### MATERIAL PROVIDED

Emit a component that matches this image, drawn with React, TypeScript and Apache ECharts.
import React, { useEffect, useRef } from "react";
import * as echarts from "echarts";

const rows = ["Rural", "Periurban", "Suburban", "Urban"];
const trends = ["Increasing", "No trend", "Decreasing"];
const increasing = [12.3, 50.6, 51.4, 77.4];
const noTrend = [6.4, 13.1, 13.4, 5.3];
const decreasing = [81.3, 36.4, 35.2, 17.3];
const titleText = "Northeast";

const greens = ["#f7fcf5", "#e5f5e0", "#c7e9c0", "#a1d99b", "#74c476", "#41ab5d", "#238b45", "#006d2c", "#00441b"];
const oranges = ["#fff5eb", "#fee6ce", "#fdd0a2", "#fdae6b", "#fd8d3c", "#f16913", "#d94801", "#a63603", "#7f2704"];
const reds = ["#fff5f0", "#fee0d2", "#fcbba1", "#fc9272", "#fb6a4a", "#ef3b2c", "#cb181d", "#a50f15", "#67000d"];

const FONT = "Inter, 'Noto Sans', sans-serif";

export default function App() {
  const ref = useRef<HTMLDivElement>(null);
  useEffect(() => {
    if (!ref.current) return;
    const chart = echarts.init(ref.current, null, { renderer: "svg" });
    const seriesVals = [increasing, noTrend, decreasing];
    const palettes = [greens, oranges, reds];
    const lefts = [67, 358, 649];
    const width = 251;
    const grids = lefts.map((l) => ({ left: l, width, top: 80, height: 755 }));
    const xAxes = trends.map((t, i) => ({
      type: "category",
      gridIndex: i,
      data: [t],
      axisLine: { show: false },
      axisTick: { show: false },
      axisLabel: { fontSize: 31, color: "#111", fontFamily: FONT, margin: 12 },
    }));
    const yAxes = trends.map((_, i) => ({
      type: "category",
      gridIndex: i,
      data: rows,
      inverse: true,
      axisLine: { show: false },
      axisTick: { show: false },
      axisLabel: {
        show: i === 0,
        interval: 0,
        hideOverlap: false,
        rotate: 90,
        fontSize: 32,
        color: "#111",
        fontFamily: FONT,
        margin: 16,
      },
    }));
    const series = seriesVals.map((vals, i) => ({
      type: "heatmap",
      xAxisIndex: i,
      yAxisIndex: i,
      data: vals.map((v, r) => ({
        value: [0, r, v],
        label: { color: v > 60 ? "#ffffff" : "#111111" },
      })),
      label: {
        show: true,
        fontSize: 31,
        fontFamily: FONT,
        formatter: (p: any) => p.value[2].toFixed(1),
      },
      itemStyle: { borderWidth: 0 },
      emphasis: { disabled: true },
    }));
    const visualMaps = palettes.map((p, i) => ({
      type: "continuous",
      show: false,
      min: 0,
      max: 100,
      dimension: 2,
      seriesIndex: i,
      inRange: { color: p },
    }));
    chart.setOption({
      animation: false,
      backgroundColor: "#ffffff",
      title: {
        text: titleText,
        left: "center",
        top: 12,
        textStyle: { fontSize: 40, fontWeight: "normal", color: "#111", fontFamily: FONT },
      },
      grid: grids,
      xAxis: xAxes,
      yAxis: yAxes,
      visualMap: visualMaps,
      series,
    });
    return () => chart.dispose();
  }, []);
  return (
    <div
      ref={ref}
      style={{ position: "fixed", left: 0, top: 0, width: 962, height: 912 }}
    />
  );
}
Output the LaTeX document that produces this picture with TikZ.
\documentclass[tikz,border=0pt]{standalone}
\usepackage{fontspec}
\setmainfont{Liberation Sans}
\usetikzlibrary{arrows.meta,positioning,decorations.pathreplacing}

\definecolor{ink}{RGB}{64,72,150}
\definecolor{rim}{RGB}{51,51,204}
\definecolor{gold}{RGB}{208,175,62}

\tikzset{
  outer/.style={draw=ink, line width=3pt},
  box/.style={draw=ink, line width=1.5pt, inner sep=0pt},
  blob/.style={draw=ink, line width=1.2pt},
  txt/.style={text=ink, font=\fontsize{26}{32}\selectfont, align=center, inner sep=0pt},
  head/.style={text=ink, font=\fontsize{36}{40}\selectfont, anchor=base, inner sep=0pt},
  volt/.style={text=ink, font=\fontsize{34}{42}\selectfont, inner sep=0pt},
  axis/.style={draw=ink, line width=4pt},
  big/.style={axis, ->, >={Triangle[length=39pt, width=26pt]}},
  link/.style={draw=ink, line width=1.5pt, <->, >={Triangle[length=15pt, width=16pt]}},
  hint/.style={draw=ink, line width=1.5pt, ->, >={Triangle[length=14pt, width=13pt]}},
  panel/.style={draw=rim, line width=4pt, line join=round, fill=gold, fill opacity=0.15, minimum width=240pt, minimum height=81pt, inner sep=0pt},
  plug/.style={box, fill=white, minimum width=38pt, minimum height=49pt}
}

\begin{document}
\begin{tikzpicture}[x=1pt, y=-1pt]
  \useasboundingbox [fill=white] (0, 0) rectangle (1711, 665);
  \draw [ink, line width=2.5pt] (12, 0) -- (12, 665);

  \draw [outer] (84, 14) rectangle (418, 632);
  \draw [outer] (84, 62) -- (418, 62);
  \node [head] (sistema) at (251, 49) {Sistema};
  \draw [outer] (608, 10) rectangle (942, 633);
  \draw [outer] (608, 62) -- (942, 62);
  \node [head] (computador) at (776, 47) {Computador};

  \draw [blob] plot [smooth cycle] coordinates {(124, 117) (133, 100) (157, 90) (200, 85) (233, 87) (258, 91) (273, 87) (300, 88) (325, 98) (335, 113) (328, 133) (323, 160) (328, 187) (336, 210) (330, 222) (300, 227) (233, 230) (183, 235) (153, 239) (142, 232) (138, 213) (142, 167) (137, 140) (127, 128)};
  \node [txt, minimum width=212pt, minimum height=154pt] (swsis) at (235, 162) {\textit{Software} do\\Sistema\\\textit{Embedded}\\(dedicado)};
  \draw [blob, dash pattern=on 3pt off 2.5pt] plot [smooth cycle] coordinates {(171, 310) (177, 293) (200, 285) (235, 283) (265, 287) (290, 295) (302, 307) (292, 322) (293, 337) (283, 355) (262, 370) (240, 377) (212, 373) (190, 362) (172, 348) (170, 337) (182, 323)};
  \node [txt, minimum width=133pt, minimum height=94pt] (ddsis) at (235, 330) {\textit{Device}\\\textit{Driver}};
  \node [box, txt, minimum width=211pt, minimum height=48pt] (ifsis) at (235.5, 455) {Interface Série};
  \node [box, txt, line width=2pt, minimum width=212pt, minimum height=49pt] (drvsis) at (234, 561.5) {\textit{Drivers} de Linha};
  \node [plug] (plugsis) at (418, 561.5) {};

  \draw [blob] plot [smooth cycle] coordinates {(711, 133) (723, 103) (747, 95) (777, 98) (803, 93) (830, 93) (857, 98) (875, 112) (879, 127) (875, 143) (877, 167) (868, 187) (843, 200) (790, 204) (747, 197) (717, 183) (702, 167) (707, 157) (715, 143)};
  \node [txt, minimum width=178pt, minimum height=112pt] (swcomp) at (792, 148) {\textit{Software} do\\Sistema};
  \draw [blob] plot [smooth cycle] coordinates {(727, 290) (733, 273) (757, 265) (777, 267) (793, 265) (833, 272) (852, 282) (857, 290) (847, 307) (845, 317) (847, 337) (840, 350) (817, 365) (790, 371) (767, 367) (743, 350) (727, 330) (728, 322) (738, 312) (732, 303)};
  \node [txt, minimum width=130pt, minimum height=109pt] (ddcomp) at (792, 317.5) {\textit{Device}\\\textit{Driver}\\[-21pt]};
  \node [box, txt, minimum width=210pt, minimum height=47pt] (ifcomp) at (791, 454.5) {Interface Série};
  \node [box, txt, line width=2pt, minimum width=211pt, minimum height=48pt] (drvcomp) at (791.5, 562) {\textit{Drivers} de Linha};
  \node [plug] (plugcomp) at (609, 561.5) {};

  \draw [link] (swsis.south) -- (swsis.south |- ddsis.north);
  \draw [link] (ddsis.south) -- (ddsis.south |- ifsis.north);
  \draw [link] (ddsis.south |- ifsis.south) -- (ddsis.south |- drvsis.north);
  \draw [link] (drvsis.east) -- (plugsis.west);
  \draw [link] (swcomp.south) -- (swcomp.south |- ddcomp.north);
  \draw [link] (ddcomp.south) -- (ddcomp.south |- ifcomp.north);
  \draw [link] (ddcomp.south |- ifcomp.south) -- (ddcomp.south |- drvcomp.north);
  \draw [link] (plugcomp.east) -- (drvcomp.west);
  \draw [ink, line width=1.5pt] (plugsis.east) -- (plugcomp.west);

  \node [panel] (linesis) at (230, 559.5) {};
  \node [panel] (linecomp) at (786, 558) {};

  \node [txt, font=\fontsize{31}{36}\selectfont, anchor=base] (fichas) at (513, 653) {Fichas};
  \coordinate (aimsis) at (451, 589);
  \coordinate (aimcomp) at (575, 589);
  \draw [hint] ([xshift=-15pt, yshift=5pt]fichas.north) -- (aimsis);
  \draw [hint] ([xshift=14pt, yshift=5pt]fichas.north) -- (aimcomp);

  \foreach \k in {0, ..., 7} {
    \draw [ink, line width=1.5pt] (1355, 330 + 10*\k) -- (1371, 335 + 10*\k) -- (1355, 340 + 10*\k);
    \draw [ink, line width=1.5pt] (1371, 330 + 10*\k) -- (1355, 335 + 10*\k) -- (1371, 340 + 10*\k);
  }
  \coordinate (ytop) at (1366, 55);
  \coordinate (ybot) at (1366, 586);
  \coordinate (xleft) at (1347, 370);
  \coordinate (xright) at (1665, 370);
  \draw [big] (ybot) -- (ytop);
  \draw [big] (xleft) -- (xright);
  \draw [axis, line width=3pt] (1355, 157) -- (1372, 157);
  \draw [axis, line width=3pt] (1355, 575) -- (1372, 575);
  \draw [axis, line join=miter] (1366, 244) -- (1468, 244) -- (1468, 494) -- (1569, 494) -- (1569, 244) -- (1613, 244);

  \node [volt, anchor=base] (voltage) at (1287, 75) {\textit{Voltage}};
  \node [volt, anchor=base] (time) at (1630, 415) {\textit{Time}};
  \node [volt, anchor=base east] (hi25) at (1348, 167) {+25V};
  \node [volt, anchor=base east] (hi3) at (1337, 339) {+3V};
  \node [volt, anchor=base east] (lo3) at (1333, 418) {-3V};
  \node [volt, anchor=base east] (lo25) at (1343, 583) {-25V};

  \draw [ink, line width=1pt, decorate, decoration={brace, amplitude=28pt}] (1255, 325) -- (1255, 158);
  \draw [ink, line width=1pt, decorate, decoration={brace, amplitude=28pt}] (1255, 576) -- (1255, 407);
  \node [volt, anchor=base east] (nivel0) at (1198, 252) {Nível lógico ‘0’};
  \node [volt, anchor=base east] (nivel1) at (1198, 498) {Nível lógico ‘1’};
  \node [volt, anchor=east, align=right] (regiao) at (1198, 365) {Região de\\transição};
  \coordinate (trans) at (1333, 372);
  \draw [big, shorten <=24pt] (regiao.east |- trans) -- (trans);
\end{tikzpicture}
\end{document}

### SHORT PROBLEM
Without changing anything, quote the lines from the top of the data to the line that contains "import * as", including that line.

### EXERCISE OUTPUT
Emit a component that matches this image, drawn with React, TypeScript and Apache ECharts.
import React, { useEffect, useRef } from "react";
import * as echarts from "echarts";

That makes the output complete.